RAW DATA:
---*---

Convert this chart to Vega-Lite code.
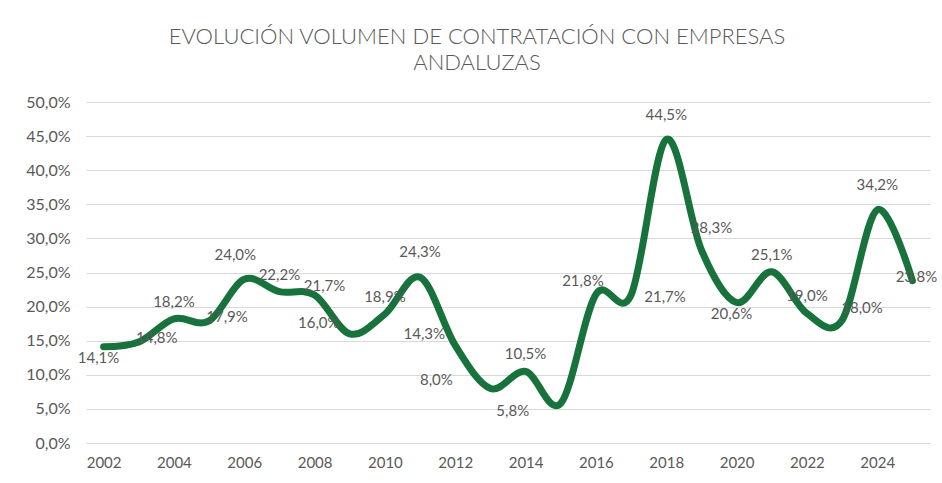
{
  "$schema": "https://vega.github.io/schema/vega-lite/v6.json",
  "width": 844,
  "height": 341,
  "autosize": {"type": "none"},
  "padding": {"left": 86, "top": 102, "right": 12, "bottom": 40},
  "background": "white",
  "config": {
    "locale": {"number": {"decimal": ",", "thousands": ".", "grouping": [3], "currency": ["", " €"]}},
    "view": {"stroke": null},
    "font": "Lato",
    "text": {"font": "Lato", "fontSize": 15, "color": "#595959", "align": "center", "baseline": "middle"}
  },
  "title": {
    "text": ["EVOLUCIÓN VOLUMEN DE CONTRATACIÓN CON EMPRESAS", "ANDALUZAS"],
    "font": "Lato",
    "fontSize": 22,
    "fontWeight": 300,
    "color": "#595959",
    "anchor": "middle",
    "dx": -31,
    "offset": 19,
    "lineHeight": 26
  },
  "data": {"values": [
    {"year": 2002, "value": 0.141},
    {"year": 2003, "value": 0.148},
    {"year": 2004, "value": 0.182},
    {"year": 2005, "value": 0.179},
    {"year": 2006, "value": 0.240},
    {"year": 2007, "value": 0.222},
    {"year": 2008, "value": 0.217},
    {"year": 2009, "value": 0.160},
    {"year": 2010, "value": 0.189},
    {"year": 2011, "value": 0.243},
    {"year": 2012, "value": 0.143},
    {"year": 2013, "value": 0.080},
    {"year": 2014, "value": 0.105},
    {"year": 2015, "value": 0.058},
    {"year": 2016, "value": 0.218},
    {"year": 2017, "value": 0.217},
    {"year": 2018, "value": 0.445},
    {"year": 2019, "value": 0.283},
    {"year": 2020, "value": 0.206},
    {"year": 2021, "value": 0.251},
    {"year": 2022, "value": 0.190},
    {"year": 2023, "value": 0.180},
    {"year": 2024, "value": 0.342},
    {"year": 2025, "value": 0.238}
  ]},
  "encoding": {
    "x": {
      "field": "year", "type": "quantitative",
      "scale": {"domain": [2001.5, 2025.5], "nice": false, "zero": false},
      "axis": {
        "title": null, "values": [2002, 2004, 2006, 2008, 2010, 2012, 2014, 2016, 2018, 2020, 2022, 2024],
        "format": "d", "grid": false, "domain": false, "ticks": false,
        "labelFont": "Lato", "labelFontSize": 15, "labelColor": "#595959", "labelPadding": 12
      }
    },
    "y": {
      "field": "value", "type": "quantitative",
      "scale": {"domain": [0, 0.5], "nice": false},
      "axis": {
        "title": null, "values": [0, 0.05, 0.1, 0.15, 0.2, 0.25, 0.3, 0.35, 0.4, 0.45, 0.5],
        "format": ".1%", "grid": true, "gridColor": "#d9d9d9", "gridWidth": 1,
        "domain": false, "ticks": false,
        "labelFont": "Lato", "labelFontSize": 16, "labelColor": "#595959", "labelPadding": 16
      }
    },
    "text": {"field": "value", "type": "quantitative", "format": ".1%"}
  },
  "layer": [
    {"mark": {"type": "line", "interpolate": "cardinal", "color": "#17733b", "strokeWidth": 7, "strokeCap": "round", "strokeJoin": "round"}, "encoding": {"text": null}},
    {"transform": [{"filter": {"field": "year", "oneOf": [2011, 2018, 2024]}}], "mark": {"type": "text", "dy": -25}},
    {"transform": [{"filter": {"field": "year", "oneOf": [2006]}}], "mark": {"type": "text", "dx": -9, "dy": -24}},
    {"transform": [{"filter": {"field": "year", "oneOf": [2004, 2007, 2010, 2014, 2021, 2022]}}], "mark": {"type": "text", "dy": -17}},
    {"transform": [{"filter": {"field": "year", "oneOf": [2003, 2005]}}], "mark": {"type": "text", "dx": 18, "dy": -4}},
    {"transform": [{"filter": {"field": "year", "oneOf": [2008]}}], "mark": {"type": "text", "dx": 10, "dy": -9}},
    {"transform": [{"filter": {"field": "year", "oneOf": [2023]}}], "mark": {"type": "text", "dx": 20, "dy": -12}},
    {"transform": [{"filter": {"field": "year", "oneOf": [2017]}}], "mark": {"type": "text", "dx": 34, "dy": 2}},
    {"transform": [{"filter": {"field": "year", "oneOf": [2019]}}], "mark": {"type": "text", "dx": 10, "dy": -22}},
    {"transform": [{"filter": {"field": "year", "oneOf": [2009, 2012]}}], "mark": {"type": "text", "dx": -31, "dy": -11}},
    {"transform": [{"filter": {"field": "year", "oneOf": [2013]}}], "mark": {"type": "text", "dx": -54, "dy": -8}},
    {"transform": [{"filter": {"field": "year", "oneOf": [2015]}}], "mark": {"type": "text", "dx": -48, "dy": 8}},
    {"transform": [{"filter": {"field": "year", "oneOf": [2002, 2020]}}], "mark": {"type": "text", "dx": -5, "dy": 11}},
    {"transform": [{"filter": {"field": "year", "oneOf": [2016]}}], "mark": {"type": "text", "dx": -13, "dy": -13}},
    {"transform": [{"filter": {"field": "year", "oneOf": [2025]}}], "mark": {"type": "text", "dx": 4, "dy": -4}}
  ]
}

---*---

REQUIRED TASK: Write out the whole listing again, exactly, with no pictures.

THE SOLUTION:
Convert this chart to Vega-Lite code.
{
  "$schema": "https://vega.github.io/schema/vega-lite/v6.json",
  "width": 844,
  "height": 341,
  "autosize": {"type": "none"},
  "padding": {"left": 86, "top": 102, "right": 12, "bottom": 40},
  "background": "white",
  "config": {
    "locale": {"number": {"decimal": ",", "thousands": ".", "grouping": [3], "currency": ["", " €"]}},
    "view": {"stroke": null},
    "font": "Lato",
    "text": {"font": "Lato", "fontSize": 15, "color": "#595959", "align": "center", "baseline": "middle"}
  },
  "title": {
    "text": ["EVOLUCIÓN VOLUMEN DE CONTRATACIÓN CON EMPRESAS", "ANDALUZAS"],
    "font": "Lato",
    "fontSize": 22,
    "fontWeight": 300,
    "color": "#595959",
    "anchor": "middle",
    "dx": -31,
    "offset": 19,
    "lineHeight": 26
  },
  "data": {"values": [
    {"year": 2002, "value": 0.141},
    {"year": 2003, "value": 0.148},
    {"year": 2004, "value": 0.182},
    {"year": 2005, "value": 0.179},
    {"year": 2006, "value": 0.240},
    {"year": 2007, "value": 0.222},
    {"year": 2008, "value": 0.217},
    {"year": 2009, "value": 0.160},
    {"year": 2010, "value": 0.189},
    {"year": 2011, "value": 0.243},
    {"year": 2012, "value": 0.143},
    {"year": 2013, "value": 0.080},
    {"year": 2014, "value": 0.105},
    {"year": 2015, "value": 0.058},
    {"year": 2016, "value": 0.218},
    {"year": 2017, "value": 0.217},
    {"year": 2018, "value": 0.445},
    {"year": 2019, "value": 0.283},
    {"year": 2020, "value": 0.206},
    {"year": 2021, "value": 0.251},
    {"year": 2022, "value": 0.190},
    {"year": 2023, "value": 0.180},
    {"year": 2024, "value": 0.342},
    {"year": 2025, "value": 0.238}
  ]},
  "encoding": {
    "x": {
      "field": "year", "type": "quantitative",
      "scale": {"domain": [2001.5, 2025.5], "nice": false, "zero": false},
      "axis": {
        "title": null, "values": [2002, 2004, 2006, 2008, 2010, 2012, 2014, 2016, 2018, 2020, 2022, 2024],
        "format": "d", "grid": false, "domain": false, "ticks": false,
        "labelFont": "Lato", "labelFontSize": 15, "labelColor": "#595959", "labelPadding": 12
      }
    },
    "y": {
      "field": "value", "type": "quantitative",
      "scale": {"domain": [0, 0.5], "nice": false},
      "axis": {
        "title": null, "values": [0, 0.05, 0.1, 0.15, 0.2, 0.25, 0.3, 0.35, 0.4, 0.45, 0.5],
        "format": ".1%", "grid": true, "gridColor": "#d9d9d9", "gridWidth": 1,
        "domain": false, "ticks": false,
        "labelFont": "Lato", "labelFontSize": 16, "labelColor": "#595959", "labelPadding": 16
      }
    },
    "text": {"field": "value", "type": "quantitative", "format": ".1%"}
  },
  "layer": [
    {"mark": {"type": "line", "interpolate": "cardinal", "color": "#17733b", "strokeWidth": 7, "strokeCap": "round", "strokeJoin": "round"}, "encoding": {"text": null}},
    {"transform": [{"filter": {"field": "year", "oneOf": [2011, 2018, 2024]}}], "mark": {"type": "text", "dy": -25}},
    {"transform": [{"filter": {"field": "year", "oneOf": [2006]}}], "mark": {"type": "text", "dx": -9, "dy": -24}},
    {"transform": [{"filter": {"field": "year", "oneOf": [2004, 2007, 2010, 2014, 2021, 2022]}}], "mark": {"type": "text", "dy": -17}},
    {"transform": [{"filter": {"field": "year", "oneOf": [2003, 2005]}}], "mark": {"type": "text", "dx": 18, "dy": -4}},
    {"transform": [{"filter": {"field": "year", "oneOf": [2008]}}], "mark": {"type": "text", "dx": 10, "dy": -9}},
    {"transform": [{"filter": {"field": "year", "oneOf": [2023]}}], "mark": {"type": "text", "dx": 20, "dy": -12}},
    {"transform": [{"filter": {"field": "year", "oneOf": [2017]}}], "mark": {"type": "text", "dx": 34, "dy": 2}},
    {"transform": [{"filter": {"field": "year", "oneOf": [2019]}}], "mark": {"type": "text", "dx": 10, "dy": -22}},
    {"transform": [{"filter": {"field": "year", "oneOf": [2009, 2012]}}], "mark": {"type": "text", "dx": -31, "dy": -11}},
    {"transform": [{"filter": {"field": "year", "oneOf": [2013]}}], "mark": {"type": "text", "dx": -54, "dy": -8}},
    {"transform": [{"filter": {"field": "year", "oneOf": [2015]}}], "mark": {"type": "text", "dx": -48, "dy": 8}},
    {"transform": [{"filter": {"field": "year", "oneOf": [2002, 2020]}}], "mark": {"type": "text", "dx": -5, "dy": 11}},
    {"transform": [{"filter": {"field": "year", "oneOf": [2016]}}], "mark": {"type": "text", "dx": -13, "dy": -13}},
    {"transform": [{"filter": {"field": "year", "oneOf": [2025]}}], "mark": {"type": "text", "dx": 4, "dy": -4}}
  ]
}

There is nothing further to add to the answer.